Par ailleurs, le rédacteur du rapport est revenu sur les décrets 2009-1334 et 2015-1879 qui régissent la répartition du FPACL. Ces décrets prévoient 20% des redevances minières et des droits fixes pour les collectivités locales. Cette manne est répartie comme suit : 60% pour la dotation d’appui à l’équipement et 40% pour la péréquation affectée au FECL (Fonds d’équipement des collectivités locales). 80% des fonds de dotation seront affectés aux autres collectivités de la région contre 20% aux collectivités abritant les opérations. Même chose pour les 40% affectées au FECL. Suprême injustice si l’on en croit nombre des participants qui trouvent que dans bien des cas, les collectivités abritant les opérations sont lésées. A ce niveau, les réactions sont mitigées.

Si certains participants trouvent qu’il faudrait tout bonnement écarter le critère de la répartition selon le poids démographique en mettant l’accent sur le degré des impacts. D’autres voient moins de problème sur cet aspect. Pour eux, il faut plutôt travailler à accroitre les ressources réservées aux collectivités territoriales. Autant de questions qui ont été l’objet d’une réflexion approfondie dans le rapport. ‘’Pour appréhender ces défis, explique le réalisateur du rapport, nous avons tenté de répartir les 60% de dotation d’appui à l’équipement des collectivités locales des régions circonscriptions administratives abritant les opérations au prorata de la contribution de chaque circonscription administrative aux ressources d’une part et d’autre part, les 40% aux autres régions circonscriptions administratives au titre de la péréquation’’. Et les résultats ne sont guère satisfaisants. D’autant plus que vus les chiffres de la simulation. Cela est d’autant plus vrai que ces chiffres s’étalent sur sept ans, souligne le rapport.

Quatre recommandations majeures

Cela dit, les participants à l’atelier de restitution, bien que reconnaissant les difficultés, ont salué les efforts de l’Etat. Ils se sont également interrogés sur la longue léthargie en ce qui concerne la mise en œuvre de ce fonds prévu par les textes. ‘’Il faut se demander, selon Cheikh Tidiane Touré, pourquoi pendant tout ce temps, l’Etat n’a pas appliqué ces textes qui sont en vigueur’’. Pour lui, avec l’évolution des recettes issues des ressources extractives, les collectivités peuvent espérer beaucoup

plus de revenus. Afin de renforcer l’efficacité du fonds, le rapport a formulé des recommandations dont la mise en place d’un comité de suivi de la mise en œuvre du FPACL, impliquant les Collectivités locales et leur ministère de tutelle ainsi que les organisations citoyennes, un dialogue structuré et bien construit avec l’Etat, à travers le Ministère des mines, et celui des finances et surtout, celui de la décentralisation afin de repenser la répartition du fonds de péréquation et d’appui aux collectivités locales. Le rapport demande aussi la simplification de la clé de répartition des fonds à travers une procédure simple et intelligible d’une part, d’autre part, de modifier les pourcentages en se basant sur des simulations qui prennent en compte plusieurs scénarios de recettes. Il a également été recommandé aux pouvoirs publics de mettre en place de véritables outils de suivi budgétaire à travers par exemple, une cartographie des principaux projets qui alimentent le fonds de péréquation et la mise en place d’outils de prévision de recettes, en collaboration avec le Comité National ITIE et les services centraux.

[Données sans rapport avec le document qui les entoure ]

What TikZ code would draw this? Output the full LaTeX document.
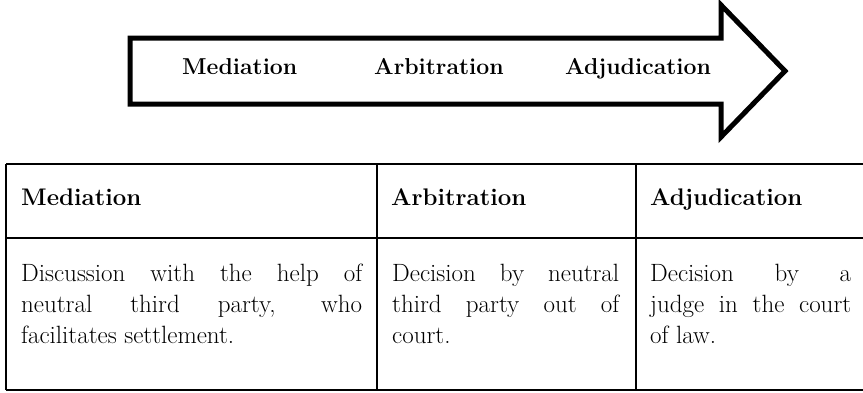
\documentclass[tikz,border=0pt]{standalone}
\usepackage{fontspec}
\usepackage{xcolor}
\usetikzlibrary{shapes,arrows}

\tikzset{
  stage/.style={anchor=base west, inner sep=0pt, font=\fontsize{23}{28}\selectfont\bfseries},
  colhead/.style={anchor=base west, inner sep=0pt, font=\fontsize{24}{31}\selectfont\bfseries},
  cell/.style={anchor=north west, inner sep=0pt, align=justify, font=\fontsize{25}{31}\selectfont},
  rule/.style={line width=1.6pt}
}

\begin{document}
\begin{tikzpicture}[x=1pt,y=-1pt]
  \useasboundingbox (0,0) rectangle (863,392);

  % Draw the big arrow with a thick black line
  \draw[line width=5pt, line join=miter]
    (130,38) -- (721,38) -- (721,5) -- (785,71) -- (721,137) -- (721,104) -- (130,104) -- cycle;

  % Label the three stages inside the arrow
  \node[stage] (med) at (182,74) {Mediation};
  \node[stage] (arb) at (374,74) {Arbitration};
  \node[stage] (adj) at (565,74) {Adjudication};

  % Draw the table lines
  \draw[rule] (6,164) -- (866,164);
  \draw[rule] (6,238) -- (866,238);
  \draw[rule] (6,390) -- (866,390);
  \draw[rule] (6,164) -- (6,390);
  \draw[rule] (377,164) -- (377,390);
  \draw[rule] (636,164) -- (636,390);

  % Column headings
  \node[colhead] (hmed) at (21,205) {Mediation};
  \node[colhead] (harb) at (391,205) {Arbitration};
  \node[colhead] (hadj) at (650,205) {Adjudication};

  % Text of each column
  \node[cell, text width=341pt] (tmed) at (21,263.5)
    {Discussion with the help of\linebreak neutral third party, who\linebreak facilitates settlement.};
  \node[cell, text width=227pt] (tarb) at (392,263.5)
    {Decision by neutral\linebreak third party out of\linebreak court.};
  \node[cell, text width=201pt] (tadj) at (650,263.5)
    {Decision by a\linebreak judge in the court\linebreak of law.};
\end{tikzpicture}
\end{document}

Enfin, le document propose de mener un plaidoyer pour une mise à jour des capacités au niveau du Ministère des Mines, afin de fiabiliser le système d’informations et de cadastre, en vue d’harmoniser les chiffres produits par le Ministère et ceux publiés dans les rapports ITIE. Pour Moussa Ba, participant, il faut repenser même les territoires sénégalais. ‘’Ce qui me pose problème, souligne-t-il, c’est l’absence d’un objectif réel de développement. Il faut aussi l’inscrire dans un cadre global en tenant compte, par exemple, des initiatives relatives à la gouvernance des finances publiques. Ici, tu vois des hameaux, des bourgades qu’on a érigés en communes. Comment on peut imaginer le développement de ces bourgades. C’est ridicule’’. Pour lui, les ressources extractives doivent d’abord et avant tout profiter aux collectivités qui les génèrent.

 Quant à Moussa Mbaye Gueye de Enda Lead, il estime que dans l’utilisation des ressources, il faut veiller à ce qu’elles soient destinées à des programmes bien déterminés. ‘’Comment mettre en place des indicateurs locaux en lien avec les objectifs globaux ? Cette répartition permet-t-elle de résorber le gap en matière d’accès aux services sociaux de base dans ces zones minières ?  Cela doit être un indicateur important pour juger de l’intérêt de ce fonds’’, souligne le leader de Enda Lead.